Saturday 19 October 2013

Module 4 - Activity 3 - Catering for Diversity

It is said that variety is the spice of life.  This activity has really illustrated just how spicy the average classroom can be!  There are so many variances in the way people learn.  I clearly have not been effectively tailoring teaching and assessing to suitably meet the diverse needs of students in my classroom.  I guess in a large way I have been tailoring things to my own learning needs!  Good golly!  On the plus side, in planning for this current term I tried to use a greater array of teaching and assessment methods than I did last year!

Gardner's theory of multiple intelligences suggests that a person's collective intelligence is made up of eight different intelligences including linguistic, logical-mathematical, visual spacial, and musical intelligences. Each of these eight are at different levels, with some being much stronger than others.  This means that depending on how strong a particular intelligence is, a person may have an easier time learning certain types of information and a more difficult time learning others.  In a room of 30 students, the assortment of strong and weak intelligences will quite broad.  This has significant bearing on how effective the teaching and learning process will be.  It therefore means that lessons and assessments ought to be fashioned in ways that promote the development and use of as many of the intelligences as possible.  In so doing, learners not only strengthen their overall intelligence but can rely on different intelligences to assimilate information, link new information to previous knowledge, and communicate their understanding of new materials.  Essentially, it is a multifaceted approach that targets individual intelligences to formulate the overall picture.

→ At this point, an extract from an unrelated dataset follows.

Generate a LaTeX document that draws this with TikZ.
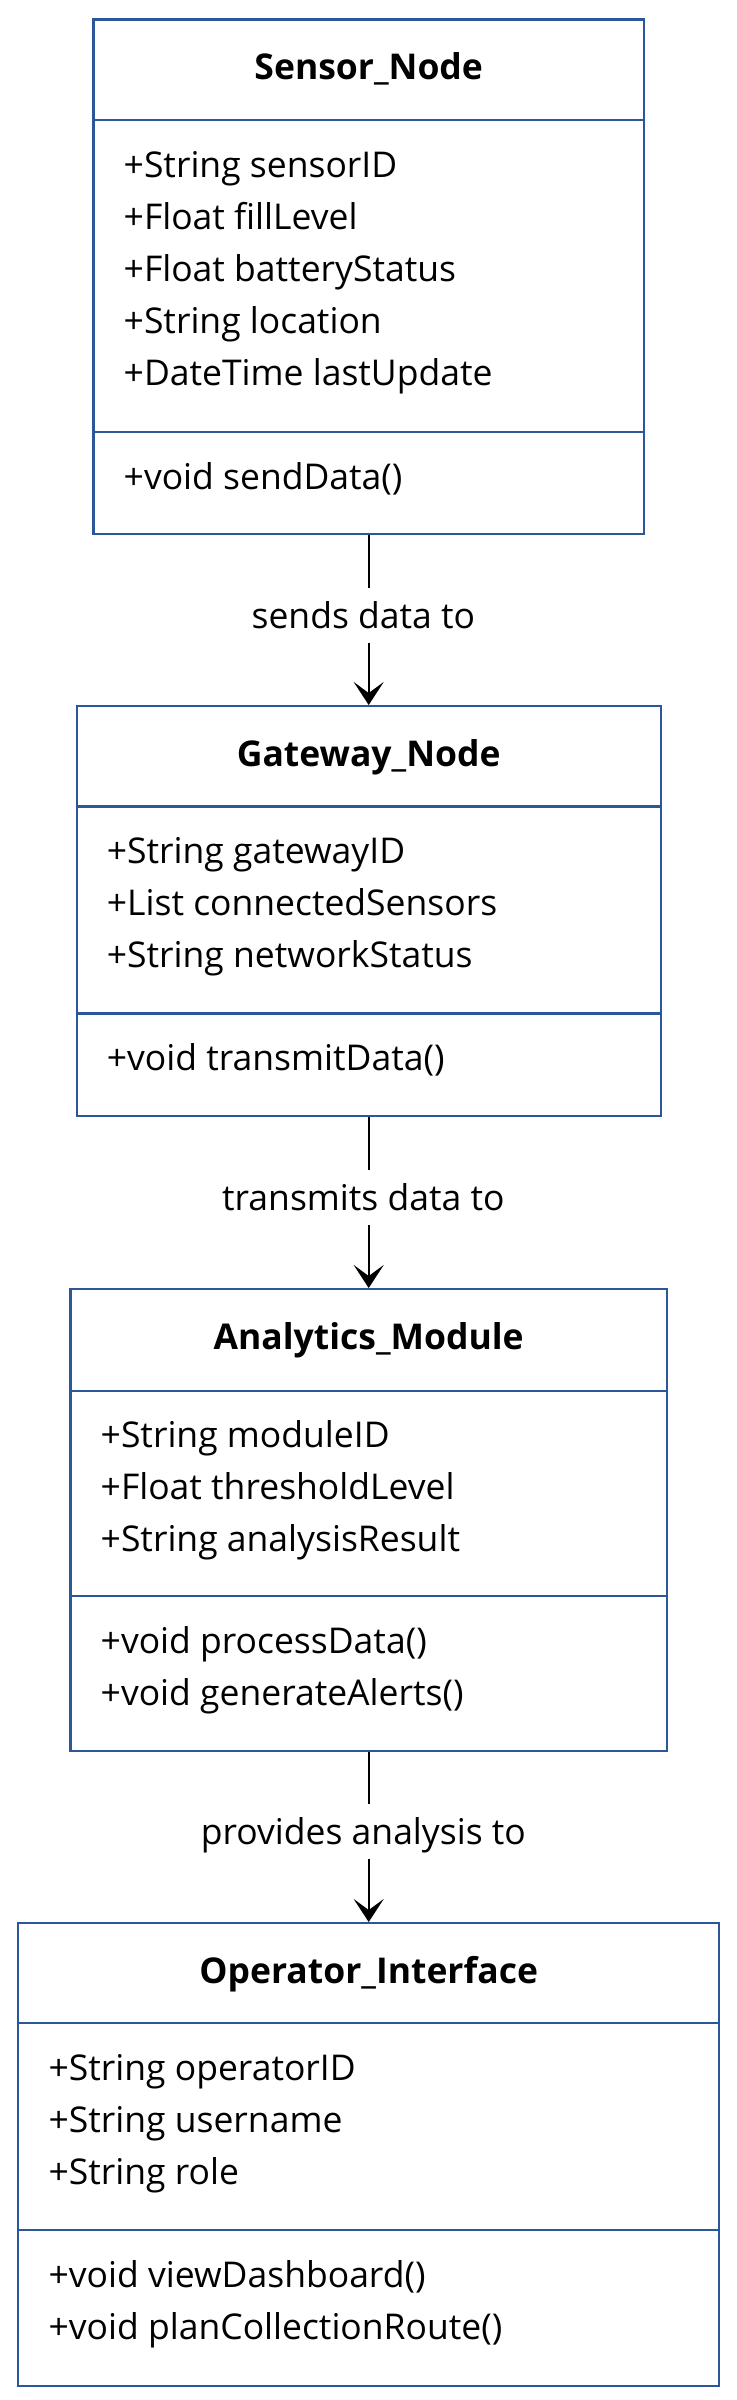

The spicy stew thickens.  Bloom has categorized educational objective into the domains of cognitive, affective, and psychomotor.   Of course he did not leave it at that.  Nope, Bloom theorized several levels for each of these domains.  Each of these levels target a particular objective that leads to the realization of the domain.  In the cognitive domain for instance, he has given us six levels - Knowledge, Analysis, Comprehension, Application, Synthesis and Evaluation.  


With all these categories that Bloom has presented to us, combined with Gardner's explanations of multiple intelligences, it seems quite overwhelming to fashion teaching and assessment to meet the needs of all the students in a class, when each student processes information differently.  However, by providing us with these theories, they help teachers to examine their content and come up with ways of appealing to the different intelligences during the teaching/learning/assessing processes.  They also provide a good framework for the levels involved in meeting educational objectives.  While these levels are not hierarchical, they allow the teacher to have focal points so that specific skills can be assessed as a part of the overarching assessment process.  


Having said all that, I know that much more analysis is needed of my teaching/assessment methods.  I now need to study my course content and learning objectives, and find ways in which to craft lessons around some of the intelligences outlined by Gardner.  It is also necessary, using Bloom's Taxonomy, to come up with assessments that address the domains he laid out so as to have a more rounded approach that caters to the diverse learning abilities that exist in a group of learners.  It will be long and hard work, that's for certain.